-- BEGIN --
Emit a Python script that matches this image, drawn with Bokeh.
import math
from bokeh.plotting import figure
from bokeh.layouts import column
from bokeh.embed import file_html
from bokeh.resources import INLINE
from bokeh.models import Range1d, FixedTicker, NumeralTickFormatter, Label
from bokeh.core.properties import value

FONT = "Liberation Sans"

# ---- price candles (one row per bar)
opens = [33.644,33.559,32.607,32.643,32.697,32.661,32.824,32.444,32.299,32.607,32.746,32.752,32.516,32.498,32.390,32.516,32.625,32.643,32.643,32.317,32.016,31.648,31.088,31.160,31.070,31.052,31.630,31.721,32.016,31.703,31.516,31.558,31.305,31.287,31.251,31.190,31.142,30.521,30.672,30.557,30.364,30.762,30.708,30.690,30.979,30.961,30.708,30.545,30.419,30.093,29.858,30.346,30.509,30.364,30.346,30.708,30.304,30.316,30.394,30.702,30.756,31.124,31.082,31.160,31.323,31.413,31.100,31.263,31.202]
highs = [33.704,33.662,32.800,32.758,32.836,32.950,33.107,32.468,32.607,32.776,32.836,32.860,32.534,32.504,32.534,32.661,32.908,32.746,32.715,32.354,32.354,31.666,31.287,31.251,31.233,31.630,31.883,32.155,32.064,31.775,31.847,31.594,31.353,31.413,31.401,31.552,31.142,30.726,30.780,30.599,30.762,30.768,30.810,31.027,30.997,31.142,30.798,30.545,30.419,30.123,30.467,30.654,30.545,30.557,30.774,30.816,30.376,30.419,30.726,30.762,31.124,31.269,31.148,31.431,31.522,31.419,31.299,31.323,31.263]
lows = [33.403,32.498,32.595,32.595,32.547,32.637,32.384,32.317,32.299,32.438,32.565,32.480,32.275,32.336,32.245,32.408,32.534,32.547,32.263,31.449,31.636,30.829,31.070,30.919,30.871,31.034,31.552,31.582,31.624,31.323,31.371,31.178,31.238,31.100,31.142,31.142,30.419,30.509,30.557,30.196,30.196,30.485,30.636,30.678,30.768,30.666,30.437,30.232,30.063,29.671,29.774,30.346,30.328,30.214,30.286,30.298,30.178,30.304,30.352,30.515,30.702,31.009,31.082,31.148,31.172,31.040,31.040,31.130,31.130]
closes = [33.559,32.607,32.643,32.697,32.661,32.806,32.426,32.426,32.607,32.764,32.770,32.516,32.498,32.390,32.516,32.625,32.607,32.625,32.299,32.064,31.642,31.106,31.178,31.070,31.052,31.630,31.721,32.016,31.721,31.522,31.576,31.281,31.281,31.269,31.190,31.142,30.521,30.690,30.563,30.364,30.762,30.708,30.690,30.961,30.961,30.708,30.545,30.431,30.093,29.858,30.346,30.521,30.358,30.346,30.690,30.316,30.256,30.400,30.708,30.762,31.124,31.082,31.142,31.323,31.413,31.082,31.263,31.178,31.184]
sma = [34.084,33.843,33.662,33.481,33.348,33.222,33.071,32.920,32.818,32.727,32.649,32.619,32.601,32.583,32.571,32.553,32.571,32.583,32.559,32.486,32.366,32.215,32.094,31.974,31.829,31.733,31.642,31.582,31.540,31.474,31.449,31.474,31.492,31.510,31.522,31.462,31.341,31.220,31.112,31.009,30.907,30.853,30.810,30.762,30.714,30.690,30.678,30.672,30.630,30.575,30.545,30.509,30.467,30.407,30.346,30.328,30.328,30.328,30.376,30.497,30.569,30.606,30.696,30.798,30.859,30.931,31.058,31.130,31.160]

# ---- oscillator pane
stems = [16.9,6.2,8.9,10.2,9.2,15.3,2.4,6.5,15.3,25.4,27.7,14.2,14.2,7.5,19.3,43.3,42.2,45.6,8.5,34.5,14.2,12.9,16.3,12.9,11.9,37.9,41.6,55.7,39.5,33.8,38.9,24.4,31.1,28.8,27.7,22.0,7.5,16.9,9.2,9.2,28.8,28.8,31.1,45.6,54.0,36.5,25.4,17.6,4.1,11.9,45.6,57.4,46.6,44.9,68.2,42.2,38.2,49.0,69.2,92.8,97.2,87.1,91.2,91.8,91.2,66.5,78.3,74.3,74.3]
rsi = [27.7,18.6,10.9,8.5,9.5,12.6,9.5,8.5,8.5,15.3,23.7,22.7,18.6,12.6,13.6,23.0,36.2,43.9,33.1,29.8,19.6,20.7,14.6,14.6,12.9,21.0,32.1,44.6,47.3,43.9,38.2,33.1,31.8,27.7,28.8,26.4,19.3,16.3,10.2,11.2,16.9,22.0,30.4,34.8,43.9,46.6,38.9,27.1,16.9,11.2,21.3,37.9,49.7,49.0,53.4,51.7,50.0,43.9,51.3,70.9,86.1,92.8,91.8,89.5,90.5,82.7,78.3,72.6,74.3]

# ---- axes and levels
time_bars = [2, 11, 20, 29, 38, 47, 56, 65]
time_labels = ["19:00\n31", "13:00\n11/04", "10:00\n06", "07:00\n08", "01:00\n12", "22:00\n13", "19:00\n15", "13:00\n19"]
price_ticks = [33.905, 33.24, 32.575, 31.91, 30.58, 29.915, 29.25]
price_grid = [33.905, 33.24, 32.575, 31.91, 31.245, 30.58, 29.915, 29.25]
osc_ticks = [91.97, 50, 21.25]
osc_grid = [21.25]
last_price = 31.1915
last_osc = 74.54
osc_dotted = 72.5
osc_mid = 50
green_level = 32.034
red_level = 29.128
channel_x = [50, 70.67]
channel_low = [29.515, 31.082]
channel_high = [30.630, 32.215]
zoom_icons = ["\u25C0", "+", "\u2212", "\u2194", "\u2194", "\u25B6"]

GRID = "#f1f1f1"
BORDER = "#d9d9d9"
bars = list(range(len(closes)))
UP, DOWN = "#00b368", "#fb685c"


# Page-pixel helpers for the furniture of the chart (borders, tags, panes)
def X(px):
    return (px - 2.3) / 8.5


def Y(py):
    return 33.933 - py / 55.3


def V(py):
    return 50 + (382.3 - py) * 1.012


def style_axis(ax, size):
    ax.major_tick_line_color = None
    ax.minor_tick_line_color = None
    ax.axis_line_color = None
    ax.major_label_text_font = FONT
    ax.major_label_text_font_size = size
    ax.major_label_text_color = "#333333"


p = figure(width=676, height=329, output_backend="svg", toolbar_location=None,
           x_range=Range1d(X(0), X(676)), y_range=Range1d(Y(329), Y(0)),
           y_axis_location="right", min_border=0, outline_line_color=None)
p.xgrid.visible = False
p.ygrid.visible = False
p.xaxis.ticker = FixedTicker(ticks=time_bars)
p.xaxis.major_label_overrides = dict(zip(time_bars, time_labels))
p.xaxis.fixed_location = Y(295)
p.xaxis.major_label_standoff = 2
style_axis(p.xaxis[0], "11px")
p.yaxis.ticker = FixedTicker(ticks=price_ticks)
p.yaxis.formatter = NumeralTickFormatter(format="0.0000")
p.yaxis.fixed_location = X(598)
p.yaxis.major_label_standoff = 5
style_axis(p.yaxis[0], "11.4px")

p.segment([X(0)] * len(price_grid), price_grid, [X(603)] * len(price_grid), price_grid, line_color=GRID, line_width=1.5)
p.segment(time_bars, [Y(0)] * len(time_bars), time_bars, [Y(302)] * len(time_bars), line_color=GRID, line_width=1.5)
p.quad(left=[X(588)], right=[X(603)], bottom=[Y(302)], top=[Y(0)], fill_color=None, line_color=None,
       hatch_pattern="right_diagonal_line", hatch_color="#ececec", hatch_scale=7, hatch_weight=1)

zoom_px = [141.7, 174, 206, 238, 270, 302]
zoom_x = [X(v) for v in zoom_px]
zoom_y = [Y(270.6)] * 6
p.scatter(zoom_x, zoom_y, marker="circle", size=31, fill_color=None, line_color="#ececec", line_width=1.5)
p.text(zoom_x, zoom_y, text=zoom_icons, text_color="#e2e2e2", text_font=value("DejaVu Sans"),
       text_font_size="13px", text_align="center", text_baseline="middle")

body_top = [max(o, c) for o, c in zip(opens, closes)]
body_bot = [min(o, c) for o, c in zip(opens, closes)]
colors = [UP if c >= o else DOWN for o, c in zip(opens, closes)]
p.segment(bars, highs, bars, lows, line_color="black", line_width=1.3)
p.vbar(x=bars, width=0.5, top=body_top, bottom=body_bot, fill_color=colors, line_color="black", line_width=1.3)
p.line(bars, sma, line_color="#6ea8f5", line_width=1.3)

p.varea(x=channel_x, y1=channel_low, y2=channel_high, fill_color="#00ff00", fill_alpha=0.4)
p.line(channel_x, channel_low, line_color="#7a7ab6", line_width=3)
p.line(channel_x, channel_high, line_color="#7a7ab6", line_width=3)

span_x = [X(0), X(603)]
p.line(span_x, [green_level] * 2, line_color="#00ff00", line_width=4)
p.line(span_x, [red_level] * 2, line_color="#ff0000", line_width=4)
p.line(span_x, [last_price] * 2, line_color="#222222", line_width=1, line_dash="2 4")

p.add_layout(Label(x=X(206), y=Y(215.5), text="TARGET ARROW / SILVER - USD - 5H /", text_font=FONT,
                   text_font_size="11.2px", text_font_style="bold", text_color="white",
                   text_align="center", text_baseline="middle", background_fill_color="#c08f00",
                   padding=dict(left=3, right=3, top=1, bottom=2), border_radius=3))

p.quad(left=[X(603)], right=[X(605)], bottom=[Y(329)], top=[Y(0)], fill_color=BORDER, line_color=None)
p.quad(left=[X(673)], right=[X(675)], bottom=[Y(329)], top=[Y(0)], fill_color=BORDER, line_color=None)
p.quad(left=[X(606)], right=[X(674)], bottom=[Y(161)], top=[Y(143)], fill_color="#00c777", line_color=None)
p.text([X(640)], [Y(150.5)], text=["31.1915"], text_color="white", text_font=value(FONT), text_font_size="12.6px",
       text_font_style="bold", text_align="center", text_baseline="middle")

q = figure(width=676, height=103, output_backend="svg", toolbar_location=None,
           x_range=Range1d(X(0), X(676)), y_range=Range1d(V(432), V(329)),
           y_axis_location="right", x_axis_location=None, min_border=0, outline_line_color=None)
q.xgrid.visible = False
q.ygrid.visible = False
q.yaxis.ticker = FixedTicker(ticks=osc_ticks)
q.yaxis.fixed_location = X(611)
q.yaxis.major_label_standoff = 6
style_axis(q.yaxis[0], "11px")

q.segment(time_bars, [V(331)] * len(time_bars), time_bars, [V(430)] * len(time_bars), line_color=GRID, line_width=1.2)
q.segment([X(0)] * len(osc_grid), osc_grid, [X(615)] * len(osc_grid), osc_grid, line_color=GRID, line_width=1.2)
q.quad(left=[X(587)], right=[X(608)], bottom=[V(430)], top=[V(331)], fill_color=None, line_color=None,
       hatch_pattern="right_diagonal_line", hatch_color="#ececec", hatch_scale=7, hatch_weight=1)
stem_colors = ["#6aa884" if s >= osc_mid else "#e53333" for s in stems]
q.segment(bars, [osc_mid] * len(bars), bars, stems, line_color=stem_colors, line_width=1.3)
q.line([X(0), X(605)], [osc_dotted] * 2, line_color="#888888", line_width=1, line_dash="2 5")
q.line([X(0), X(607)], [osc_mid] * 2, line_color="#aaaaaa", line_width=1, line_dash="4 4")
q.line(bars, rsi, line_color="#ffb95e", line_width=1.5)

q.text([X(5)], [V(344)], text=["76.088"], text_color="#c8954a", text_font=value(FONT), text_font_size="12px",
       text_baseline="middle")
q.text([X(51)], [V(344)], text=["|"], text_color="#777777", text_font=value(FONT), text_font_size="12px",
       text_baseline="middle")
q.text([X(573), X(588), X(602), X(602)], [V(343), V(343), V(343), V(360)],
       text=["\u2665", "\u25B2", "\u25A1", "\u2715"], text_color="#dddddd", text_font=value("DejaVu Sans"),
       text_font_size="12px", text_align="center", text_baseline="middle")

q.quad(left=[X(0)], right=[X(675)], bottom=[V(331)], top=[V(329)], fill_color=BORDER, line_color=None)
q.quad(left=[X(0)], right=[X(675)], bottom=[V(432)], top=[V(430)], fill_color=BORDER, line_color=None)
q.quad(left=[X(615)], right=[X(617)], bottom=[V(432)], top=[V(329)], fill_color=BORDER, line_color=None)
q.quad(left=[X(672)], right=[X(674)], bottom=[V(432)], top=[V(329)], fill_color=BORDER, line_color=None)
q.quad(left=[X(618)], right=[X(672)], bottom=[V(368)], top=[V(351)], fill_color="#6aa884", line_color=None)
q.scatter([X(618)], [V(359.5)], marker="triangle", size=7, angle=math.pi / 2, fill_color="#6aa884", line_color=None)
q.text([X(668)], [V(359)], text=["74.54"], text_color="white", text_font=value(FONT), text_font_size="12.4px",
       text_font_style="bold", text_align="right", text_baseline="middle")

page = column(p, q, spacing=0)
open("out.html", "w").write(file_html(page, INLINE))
-- END --
-- BEGIN --
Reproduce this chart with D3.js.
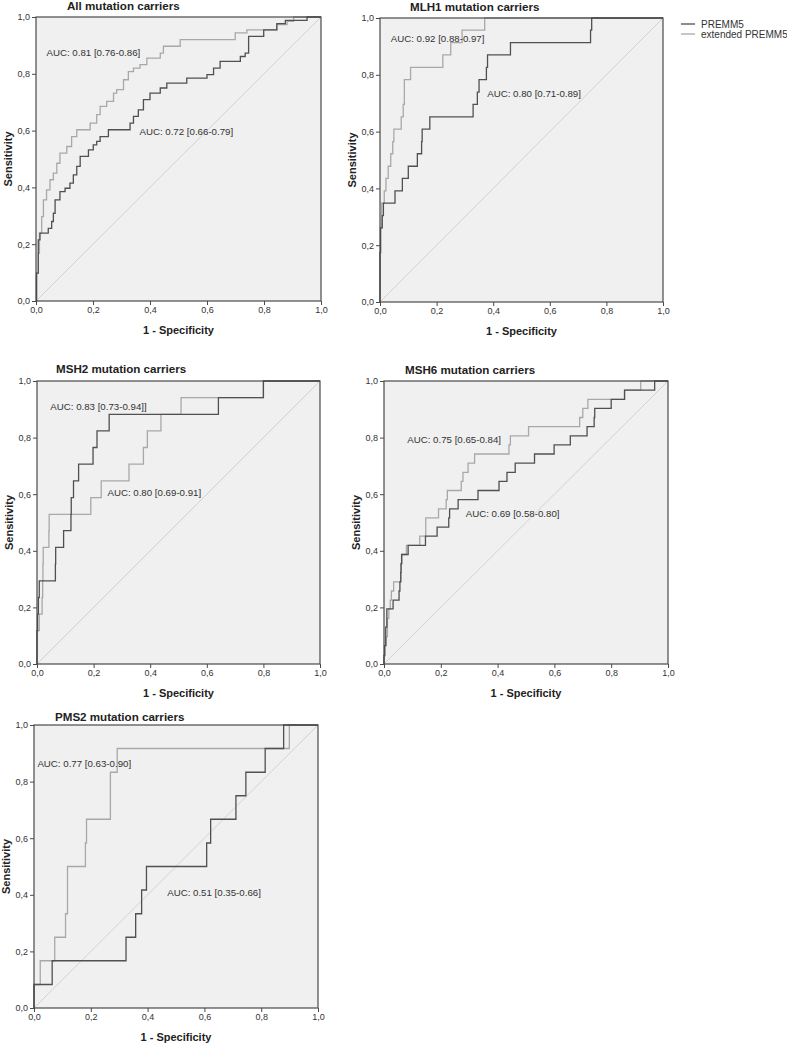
-- END --
-- BEGIN --
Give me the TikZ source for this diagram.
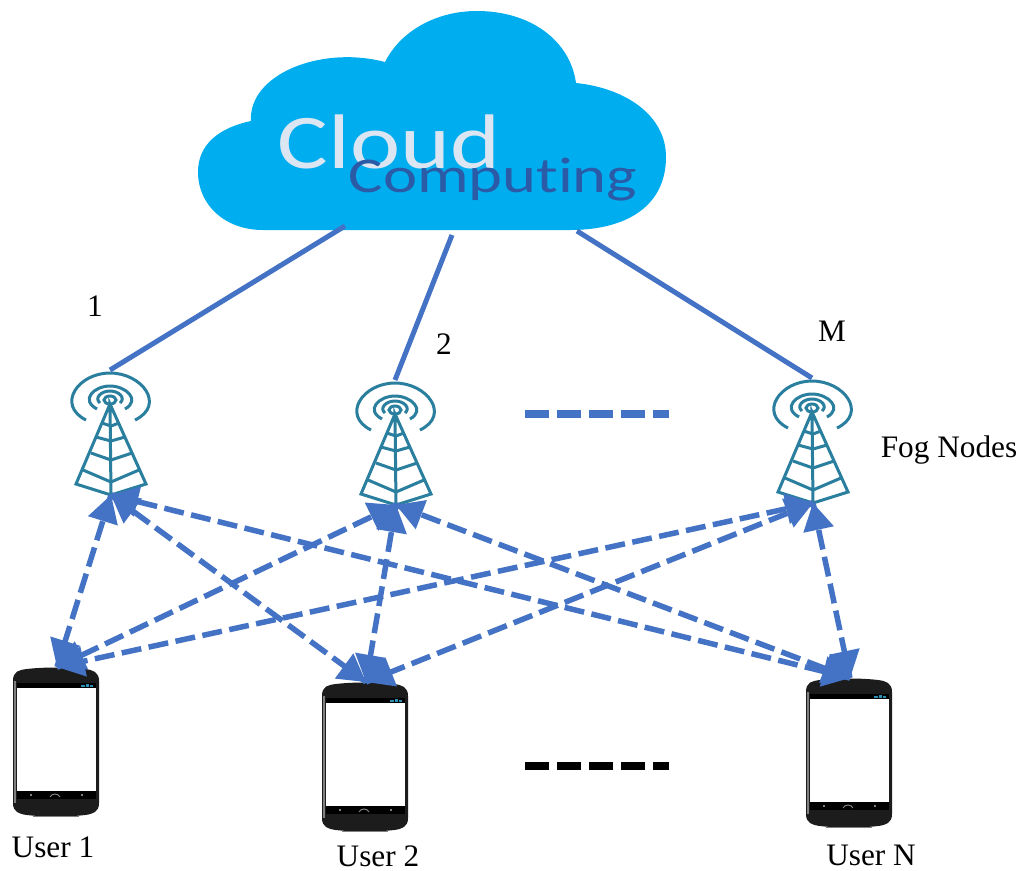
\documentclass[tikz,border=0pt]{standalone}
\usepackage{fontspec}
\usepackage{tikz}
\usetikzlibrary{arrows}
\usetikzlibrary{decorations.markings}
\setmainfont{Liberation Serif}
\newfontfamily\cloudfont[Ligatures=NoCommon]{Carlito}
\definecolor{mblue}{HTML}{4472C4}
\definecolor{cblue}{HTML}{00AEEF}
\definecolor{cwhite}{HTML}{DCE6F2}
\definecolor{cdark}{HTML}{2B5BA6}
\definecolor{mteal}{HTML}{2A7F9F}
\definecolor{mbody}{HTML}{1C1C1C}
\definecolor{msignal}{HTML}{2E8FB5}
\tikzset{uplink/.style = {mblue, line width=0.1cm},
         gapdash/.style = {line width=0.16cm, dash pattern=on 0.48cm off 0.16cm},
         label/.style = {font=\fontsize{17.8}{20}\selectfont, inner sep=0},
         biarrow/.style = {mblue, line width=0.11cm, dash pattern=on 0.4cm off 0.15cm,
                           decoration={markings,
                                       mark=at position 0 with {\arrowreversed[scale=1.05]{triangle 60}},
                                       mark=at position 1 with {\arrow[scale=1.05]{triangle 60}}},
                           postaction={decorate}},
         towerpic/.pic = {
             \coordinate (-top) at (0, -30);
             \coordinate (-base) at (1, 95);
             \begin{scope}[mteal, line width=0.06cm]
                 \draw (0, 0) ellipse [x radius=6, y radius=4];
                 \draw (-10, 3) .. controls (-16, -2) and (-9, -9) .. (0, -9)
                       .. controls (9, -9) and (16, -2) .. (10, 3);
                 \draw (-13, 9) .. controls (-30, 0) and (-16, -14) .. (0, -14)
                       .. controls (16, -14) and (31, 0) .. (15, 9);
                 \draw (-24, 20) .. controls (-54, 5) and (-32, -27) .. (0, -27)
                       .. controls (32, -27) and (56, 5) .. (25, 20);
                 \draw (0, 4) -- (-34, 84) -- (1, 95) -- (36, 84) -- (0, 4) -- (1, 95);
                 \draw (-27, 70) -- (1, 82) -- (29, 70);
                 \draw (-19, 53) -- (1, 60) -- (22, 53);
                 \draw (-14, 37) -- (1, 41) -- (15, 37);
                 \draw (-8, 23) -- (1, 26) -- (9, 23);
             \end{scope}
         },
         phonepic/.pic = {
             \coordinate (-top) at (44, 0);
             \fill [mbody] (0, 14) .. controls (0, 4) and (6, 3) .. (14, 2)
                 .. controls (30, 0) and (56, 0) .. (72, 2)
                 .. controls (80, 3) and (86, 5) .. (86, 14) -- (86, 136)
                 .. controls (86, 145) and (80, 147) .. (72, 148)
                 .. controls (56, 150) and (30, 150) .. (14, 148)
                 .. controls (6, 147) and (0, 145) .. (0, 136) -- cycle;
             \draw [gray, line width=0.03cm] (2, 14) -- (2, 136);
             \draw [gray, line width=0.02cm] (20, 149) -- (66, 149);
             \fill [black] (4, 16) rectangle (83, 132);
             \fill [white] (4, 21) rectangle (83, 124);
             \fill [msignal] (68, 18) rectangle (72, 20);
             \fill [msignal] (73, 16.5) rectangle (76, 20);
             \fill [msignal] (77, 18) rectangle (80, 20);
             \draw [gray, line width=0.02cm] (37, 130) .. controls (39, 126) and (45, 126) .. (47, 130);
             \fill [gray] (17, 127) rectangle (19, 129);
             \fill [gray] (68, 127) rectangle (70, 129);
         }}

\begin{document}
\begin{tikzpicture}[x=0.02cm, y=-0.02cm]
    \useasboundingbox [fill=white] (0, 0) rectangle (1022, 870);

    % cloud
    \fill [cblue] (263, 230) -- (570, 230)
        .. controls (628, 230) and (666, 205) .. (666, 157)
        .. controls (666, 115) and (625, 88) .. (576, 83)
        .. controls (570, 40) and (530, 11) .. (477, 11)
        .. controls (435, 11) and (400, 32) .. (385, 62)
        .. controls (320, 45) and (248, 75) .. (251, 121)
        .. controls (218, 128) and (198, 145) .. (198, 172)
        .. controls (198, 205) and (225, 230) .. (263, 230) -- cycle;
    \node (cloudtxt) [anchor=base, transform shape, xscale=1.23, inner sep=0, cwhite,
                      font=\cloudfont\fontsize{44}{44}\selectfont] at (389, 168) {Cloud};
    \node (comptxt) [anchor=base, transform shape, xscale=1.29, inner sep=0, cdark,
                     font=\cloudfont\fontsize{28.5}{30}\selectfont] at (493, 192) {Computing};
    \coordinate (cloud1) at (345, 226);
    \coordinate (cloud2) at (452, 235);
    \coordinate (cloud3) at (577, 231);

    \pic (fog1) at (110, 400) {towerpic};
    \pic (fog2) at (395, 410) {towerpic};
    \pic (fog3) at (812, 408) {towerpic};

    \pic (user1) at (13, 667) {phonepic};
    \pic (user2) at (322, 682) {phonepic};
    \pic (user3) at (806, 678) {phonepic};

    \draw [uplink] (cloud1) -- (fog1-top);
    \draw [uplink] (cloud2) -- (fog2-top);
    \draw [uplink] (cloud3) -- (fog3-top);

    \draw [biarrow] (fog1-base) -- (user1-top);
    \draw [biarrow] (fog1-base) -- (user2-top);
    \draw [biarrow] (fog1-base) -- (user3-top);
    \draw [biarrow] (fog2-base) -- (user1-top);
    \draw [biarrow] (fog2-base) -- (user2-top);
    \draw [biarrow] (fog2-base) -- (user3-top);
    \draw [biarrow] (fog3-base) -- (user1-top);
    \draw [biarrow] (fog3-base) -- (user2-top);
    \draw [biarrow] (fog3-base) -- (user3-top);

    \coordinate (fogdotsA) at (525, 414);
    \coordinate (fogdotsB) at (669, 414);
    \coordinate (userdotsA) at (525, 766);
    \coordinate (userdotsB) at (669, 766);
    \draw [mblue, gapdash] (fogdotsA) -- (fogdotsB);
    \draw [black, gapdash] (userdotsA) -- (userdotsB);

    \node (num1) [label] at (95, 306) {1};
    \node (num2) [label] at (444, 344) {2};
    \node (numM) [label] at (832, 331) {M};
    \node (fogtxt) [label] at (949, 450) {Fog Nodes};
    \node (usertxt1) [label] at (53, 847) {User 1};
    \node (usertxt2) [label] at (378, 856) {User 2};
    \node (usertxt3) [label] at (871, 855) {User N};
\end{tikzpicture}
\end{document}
-- END --
* [TASK STATEMENT]
Go through the listing above and report how many of its lines contain the word "this", with only the number as output.

* [REPLY TO THE TASK]
3